McNamee: The guys from Black Crown Initiate and Jerry from Alustrium – I have been friends with them for a long time. Andy was actually my guitar teacher when I was about 15, and he introduced me to Nick. Nick and I played in a few bands together when we were in high school, and we both played in our high school jazz band. I’ve known them for a long time before Black Crown Initiate was a thought in anyone’s mind. It’s really cool and kind of surreal to see these guys that I have known for a long time becoming successful in their own right. I did one song, a while back, an earlier version of “The Threat of a Terrible Storm” with Brody from Rivers of Nihil…but everything else I have ever recorded has been with Nick. We have been friends for a long time, but we also have had a working relationship when it comes to music.
As far as Alex goes, he did the cover art for Black Crown Initiate’s first album and I was so blown away by it. As I dug through his portfolio, I was blown away by the quality of the stuff he was doing. It was the easiest process too – he was very responsive. I told him I wanted something simple and clean, and he definitely delivered on that. If anyone is looking for album art, I would definitely recommend him. A great guy, and a great band too.
Dead Rhetoric: With all of these people that you’ve known, what can you say about the Eastern Pennsylvania metal scene?
McNamee: I don’t know how familiar you are with Reading, PA, which is where myself, Rivers of Nihil, and Black Crown Initiate are all from….Alustrium is from Philadelphia so it is more vibrant down there. Calling [Reading] a shithole would be generous. So the fact that there is this death metal scene cropping up and it is getting some attention from the outside world is kind of shocking. I can only speak for myself, but I’m sure everyone else would sort of agree with me on that. I don’t know if it’s something in the water from all those years of steel mills being here, or whatever…it’s just so metal.
Dead Rhetoric: Maybe the shittiness of it brought out the writing ability?
McNamee: I think that probably has a lot to do with it. It’s pretty rundown here, so I think that contributes to the bleakness of the music we are all putting out.
Dead Rhetoric: I was actually down in Reading last summer for the Rivers of Nihil Monarchy release show.
McNamee: I was actually there as well – [Rivers of Nihil] are great players.
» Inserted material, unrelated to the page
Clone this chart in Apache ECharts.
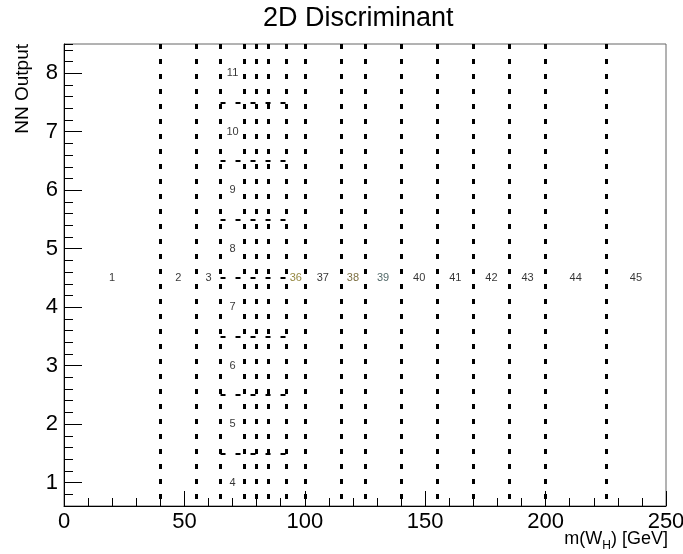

They are insane. They were the first people out of here that started picking up some momentum. I started following those guys less than a year after they formed, so again, it’s pretty insane to see what they have done and how they have developed as a band.
Dead Rhetoric: The name of the band is Minarchist. How does that apply to the sound of the band itself?
McNamee: For those who don’t know, Minarchist means someone that believes in minimal government. I often describe it as being just shy of being an anarchist. That’s how I identify politically, and it doesn’t have a lot of direct influence in terms of the lyrical content, but in terms of the way I think about writing music, it has a lot of impact. For a long time, I was writing the pseudo-intellectual lyrics and technical riffs, and it wasn’t really as fulfilling, emotionally, for me as I wanted it to be. So I took the same sort of stripped down approach that I have towards government and politics and just sort of applied that same mentality to the music.
I purposely wrote a lot of stuff that was simpler in nature – that’s not to say that there’s not some technical stuff in there. There’s some riffs I still struggle to play and some odd time signatures, but I made a conscious effort to scale things back from what I was doing before. I am starting to work on ideas for our next release, and the politics, or some variation of that, will play a little bit more of a role, but I think that at the same time – there’s other bands that have covered that and probably a lot better than I would do it.